Linux also lacks the most basic level of the firmware (which is most likely handled Coreboot? I'm not fully clear on what NERF is overall). A much smaller proportion of Linux codebase would be running on a given device, as compared to the EDK-II, though. Who knows. /kernel and /arch/x86 together make about 440k SLOC.

Funnily enough, this is actually the second time a "Linux BIOS" has been tried. The first time was called LinuxBIOS (later renamed to Coreboot), and the idea was quite literally to put a kernel on ROM and have as little firmware as possible to get to a booted system.

Non disclosure agreement? Or just asked the UEFI vendor(s)?
Compare the size of the binary, perhaps?
While that would also be a somewhat useful measure in this context, there's very little correlation between the size of the codebase and the size of the binary.

Programming languages and styles can vary in verbosity a lot. For example, if UEFI is written in some form of assembler code, then you quickly get a lot of lines of code while the binary doesn't grow particularly.
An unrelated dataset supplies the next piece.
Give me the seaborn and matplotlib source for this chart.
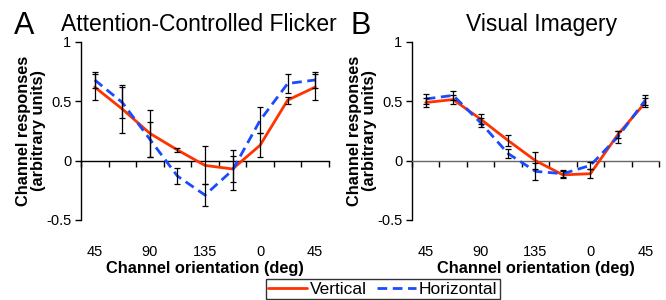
import matplotlib.pyplot as plt
import matplotlib as mpl
import seaborn as sns
import numpy as np
import pandas as pd

# channel orientations (deg), one category per channel
orients = ['45', '67.5', '90', '112.5', '135', '157.5', '0', '22.5', '45 ']
tick_labels = ['45', '', '90', '', '135', '', '0', '', '45']

# A: attention-controlled flicker
a_vert = [0.62, 0.435, 0.23, 0.09, -0.04, -0.07, 0.13, 0.51, 0.62]
a_vert_err = [0.11, 0.20, 0.20, 0.02, 0.16, 0.11, 0.10, 0.03, 0.11]
a_horz = [0.68, 0.49, 0.18, -0.13, -0.29, -0.08, 0.34, 0.65, 0.68]
a_horz_err = [0.07, 0.13, 0.15, 0.07, 0.09, 0.17, 0.11, 0.08, 0.07]

# B: visual imagery
b_vert = [0.49, 0.515, 0.35, 0.17, 0.0, -0.12, -0.11, 0.22, 0.49]
b_vert_err = [0.04, 0.04, 0.04, 0.05, 0.07, 0.03, 0.04, 0.03, 0.04]
b_horz = [0.52, 0.55, 0.32, 0.06, -0.09, -0.11, -0.04, 0.2, 0.51]
b_horz_err = [0.04, 0.04, 0.04, 0.04, 0.07, 0.03, 0.03, 0.05, 0.04]

sns.set_style('white')
mpl.rcParams['font.family'] = ['Liberation Sans', 'DejaVu Sans']
mpl.rcParams['axes.unicode_minus'] = False
for key in ['text.color', 'axes.labelcolor', 'xtick.color', 'ytick.color']:
    mpl.rcParams[key] = 'black'

colors = {'Vertical': '#FF3300', 'Horizontal': '#1A4BFF'}
dashes = {'Vertical': '', 'Horizontal': (3.5, 2)}
label_font = dict(fontsize=11.8, fontweight='bold')


def panel(ax, vert, vert_err, horz, horz_err, title, title_x, letter, letter_x, axis_color):
    x = np.arange(len(orients))
    df = pd.DataFrame({
        'x': np.concatenate([x, x]),
        'y': vert + horz,
        'Orientation': ['Vertical'] * len(x) + ['Horizontal'] * len(x),
    })
    sns.lineplot(data=df, x='x', y='y', hue='Orientation', style='Orientation',
                 palette=colors, dashes=dashes, lw=2, ax=ax, legend=False,
                 zorder=3)
    ax.errorbar(x, vert, yerr=vert_err, fmt='none', ecolor='black', elinewidth=0.9,
                capsize=2.5, capthick=0.9, zorder=4)
    ax.errorbar(x, horz, yerr=horz_err, fmt='none', ecolor='black', elinewidth=0.9,
                capsize=2.5, capthick=0.9, zorder=4)

    ax.set_xlim(-0.5, len(x) - 0.5)
    ax.set_ylim(-0.5, 1)
    ax.set_yticks([-0.5, 0, 0.5, 1])
    ax.set_yticklabels(['-0.5', '0', '0.5', '1'], fontsize=10.5)

    # category axis sits at zero, labels hang below the plot
    ax.spines['top'].set_visible(False)
    ax.spines['right'].set_visible(False)
    ax.spines['bottom'].set_position(('data', 0))
    ax.spines['bottom'].set_color(axis_color)
    ax.spines['left'].set_color('black')
    for s in ['bottom', 'left']:
        ax.spines[s].set_linewidth(1)
    ax.set_xticks(x)
    ax.set_xticklabels(tick_labels, fontsize=10.5)
    ax.set_xticks(np.arange(len(x) + 1) - 0.5, minor=True)
    ax.tick_params(axis='x', which='major', bottom=True, length=0, pad=61)
    ax.tick_params(axis='x', which='minor', bottom=True, length=4, width=1,
                   direction='out', color='black')
    ax.tick_params(axis='y', left=True, length=4, width=1, direction='out',
                   color='black', pad=3)

    ax.set_xlabel('Channel orientation (deg)', labelpad=1, **label_font)
    ax.set_ylabel('Channel responses\n(arbitrary units)', labelpad=0,
                  linespacing=1.0, **label_font)
    ax.set_title(title, x=title_x, pad=8, fontsize=16.5)
    ax.text(letter_x, 1.09, letter, transform=ax.transAxes, fontsize=22,
            ha='left', va='center')


fig = plt.figure(figsize=(6.66, 3.0), dpi=100)
ax_a = fig.add_axes([0.1216, 0.2667, 0.3724, 0.5933])
ax_b = fig.add_axes([0.6186, 0.2667, 0.3709, 0.5933])

panel(ax_a, a_vert, a_vert_err, a_horz, a_horz_err,
      'Attention-Controlled Flicker', 0.476, 'A', -0.27, 'black')
panel(ax_b, b_vert, b_vert_err, b_horz, b_horz_err,
      'Visual Imagery', 0.524, 'B', -0.25, '#666666')

handles = [mpl.lines.Line2D([], [], color=colors['Vertical'], lw=2),
           mpl.lines.Line2D([], [], color=colors['Horizontal'], lw=2, dashes=(3.5, 2))]
leg = fig.legend(handles, ['Vertical', 'Horizontal'], loc='upper center',
                 bbox_to_anchor=(0.575, 0.07), ncol=2, frameon=True, fancybox=False,
                 prop=dict(size=12.5), handlelength=2.2,
                 handletextpad=0.2, columnspacing=0.6, borderpad=0.15,
                 borderaxespad=0)
leg.get_frame().set_edgecolor('black')
leg.get_frame().set_linewidth(1)

fig.savefig('out.png', dpi=100)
On the other hand, high-level programming languages like Java, or even moreso functional and logic programming languages like Haskell and Prolog respectively, can generate huge binaries out of even just a few lines of code.

What is Apple’s privacy reasoning for accepting UEFI?
Cost.
dotTK, now there is a TLD I haven't seen in a loong while
The last time I saw them with any regularity they were mostly spam and guild/clan pages.